Making Money With Commodity Trading

To make money as a commodity trader, you need to react fast during market-moving events. For example, a natural disaster such as a hurricane can alter a variety of commodity markets all at the same moment. It could destroy orange crops and sugar, which then sends the prices soaring as their supply is reduced.

The same natural disaster will also affect lumber now that new houses are needed. Its price will also rocket as the demand for supply increases.

As such, as a commodity trader you need to be watchful of these kinds of events and react quickly so that you make a profitable trade, knowing when to be a buyer and when to be a seller. A slow response won’t just mean you miss the boat – it will also mean you lose big time if a hurricane wipes out your commodities and you’re still in bed.

One of the reasons why commodity trading is sometimes seen as a way to diversify your stocks and bonds portfolio (as opposed to being your only trading method) is because it does come with limitations. Whereas bond and stock traders can profit from interest and dividend payments, commodity traders don’t have access to such (almost guaranteed) cash flows. Instead, a commodity trader has to be deadly accurate as they predict which direction the price of a commodity will take.

It takes skill to do that but – for many commodity traders – that’s all part of the thrill.

Commodities Meaning

Let’s go deeper into the meaning of commodities to give you a fuller understanding of commodity trading.

There are two types of commodities:

  • Hard
  • Soft

A hard commodity is usually a natural resource that is either extracted or mind. Oil, rubber, gold and silver are examples of hard commodities.

A soft commodity, on the other hand, is livestock or an agricultural product, such as pork, soybeans, coffee, wheat, sugar and corn. And that orange juice you drank this morning? That’s a commodity you can trade, too.

Sometimes, you’ll see commodities split into three other types of categories instead:

  • Metals
  • Energy
  • Agriculture

The energy category is made up of gases and oils, such as heating oil and natural gas, while the metal category includes platinum, copper, silver and gold. The agricultural category, meanwhile, includes grains and animals that become food, such as lean hogs (pork).

As the economy changes, new markets open up and new investors can trade new commodities. For example, the London Metal Exchange recently announced that, thanks to the growing demand for electric cars, it will soon launch contracts for the metals that are used in batteries.
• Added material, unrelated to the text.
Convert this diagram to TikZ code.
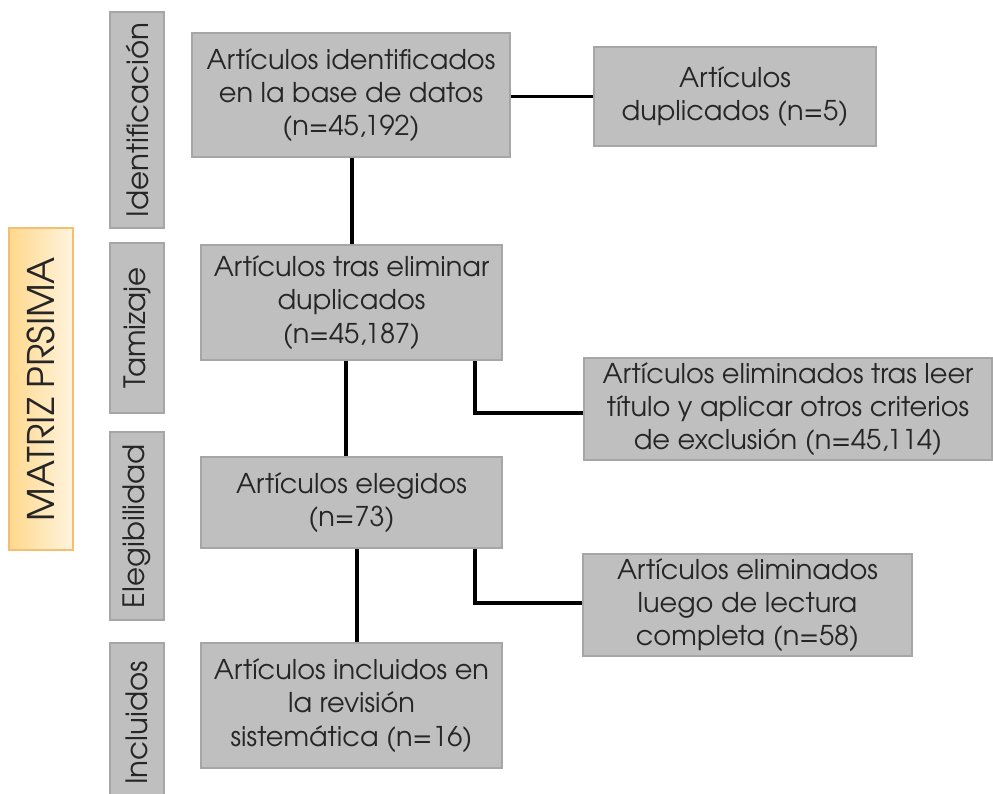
\documentclass[tikz,border=0pt]{standalone}
\usepackage{fontspec}
\setmainfont{TeX Gyre Adventor}
\definecolor{boxfill}{HTML}{BFBFBF}
\definecolor{boxline}{HTML}{A6A6A6}
\definecolor{txt}{HTML}{262626}
\definecolor{orline}{HTML}{F6BE72}
\definecolor{orleft}{HTML}{FFD88C}
\definecolor{orright}{HTML}{FFF4DF}
\begin{document}
\begin{tikzpicture}[x=0.75pt,y=-0.75pt,
  box/.style={draw=boxline, fill=boxfill, line width=1.2pt, align=center, text=txt,
    font=\fontsize{20.4}{25}\selectfont, inner sep=0pt},
  stage/.style={box, rotate=90, minimum height=40.5pt, font=\fontsize{22}{26}\selectfont},
  link/.style={line width=2.5pt, draw=black}]
\clip (0,0) rectangle (993,793);
\fill[white] (0,0) rectangle (993,793);

% MATRIZ label
\node[draw=orline, line width=1.2pt, left color=orleft, right color=orright, rotate=90,
  minimum width=241.5pt, minimum height=48pt, inner sep=0pt, text=txt,
  font=\fontsize{27.5}{32}\selectfont] (matriz) at (41,389) {MATRIZ PRSIMA};

% stage boxes
\node[stage, minimum width=162pt] (ident) at (137,120) {Identificación};
\node[stage, minimum width=127.5pt] (tami) at (137,328) {Tamizaje};
\node[stage, minimum width=141pt] (eleg) at (137,526) {Elegibilidad};
\node[stage, minimum width=120pt] (incl) at (137,723) {Incluidos};

% main boxes
\node[box, minimum width=238.5pt, minimum height=93pt] (b1) at (351,95)
  {Artículos identificados\\en la base de datos\\(n=45,192)};
\node[box, minimum width=225.75pt, minimum height=86.25pt] (b2) at (351.5,302.5)
  {Artículos tras eliminar\\duplicados\\(n=45,187)};
\node[box, minimum width=225.75pt, minimum height=68.25pt] (b3) at (351.5,502.5)
  {Artículos elegidos\\(n=73)};
\node[box, minimum width=225.75pt, minimum height=93.75pt] (b4) at (351.5,705.5)
  {Artículos incluidos en\\la revisión\\sistemática (n=16)};

% right boxes
\node[box, minimum width=211.5pt, minimum height=74.25pt] (r1) at (735,96.5)
  {Artículos\\duplicados (n=5)};
\node[box, minimum width=306pt, minimum height=76.5pt] (r2) at (788,409)
  {Artículos eliminados tras leer\\título y aplicar otros criterios\\de exclusión (n=45,114)};
\node[box, minimum width=246.75pt, minimum height=76.5pt] (r3) at (747.5,605)
  {Artículos eliminados\\luego de lectura\\completa (n=58)};

% connectors
\coordinate (x1) at (352,0);
\coordinate (x2) at (346,0);
\coordinate (x3) at (475,0);
\coordinate (x4) at (357,0);
\coordinate (y2) at (0,413);
\coordinate (y3) at (0,603);
\draw[link] (b1.east |- r1.west) -- (r1.west);
\draw[link] (x1 |- b1.south) -- (x1 |- b2.north);
\draw[link] (x2 |- b2.south) -- (x2 |- b3.north);
\draw[link] (x3 |- b2.south) -- (x3 |- y2) -- (r2.west |- y2);
\draw[link] (x4 |- b3.south) -- (x4 |- b4.north);
\draw[link] (x3 |- b3.south) -- (x3 |- y3) -- (r3.west |- y3);
\end{tikzpicture}
\end{document}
Commodities In The Business Sense

If we’re talking in purely business terms, a commodity is any service or good that an investors buys and sells solely based on price. These include all kinds of products, even those that are hard to distinguish from brand to brand, as well as traded commodities.

Coca Cola is an example of a branded product that has a huge customer base, as well as a higher price. Its customer loyalty and high price point is mostly down to a perceived value that consumers have of it; because of its name it’s perceived to be better than its competitors.

And yet here’s the thing: A lower-cost non-branded version of Coke is more of a commodity, simply because it’s bought because of its lower price, but also because it’s hardly different from the other non-branded Coke’s.

What Determines Commodity Prices?

Commodities are traded on exchanges, which means no single entity or individual sets their prices. Whenever you see the market price of any commodity – be it oil, cotton or sugar – you’re usually seeing its future market price. Just like an equity security, the futures price of a commodity is determined by supply and demand. If there is more oil available, its price falls. If, on the other hand, there’s increased demand for oil, its price will go up.

Lots of things can affect the price of any one commodity, regardless of the fact that we use futures contracts and prices to trade commodities. Anyone who remembers the Gulf War will know that oil prices were extremely volatile during this period, constantly changing as the war swung one way and then another.

Of course, war is an extreme example. But things like the weather determines commodity prices, too. If the supply of a certain crop is expected to diminish due to bad weather, its price as a commodity to be traded will be affected. These are things you as a commodity trader need to be watchful of as you make your trades.

Then there are upswings and downswings in the economy that affect commodity prices. Gold never got higher than $980 in 2008, but rocketed to $1,854.40 after the recession.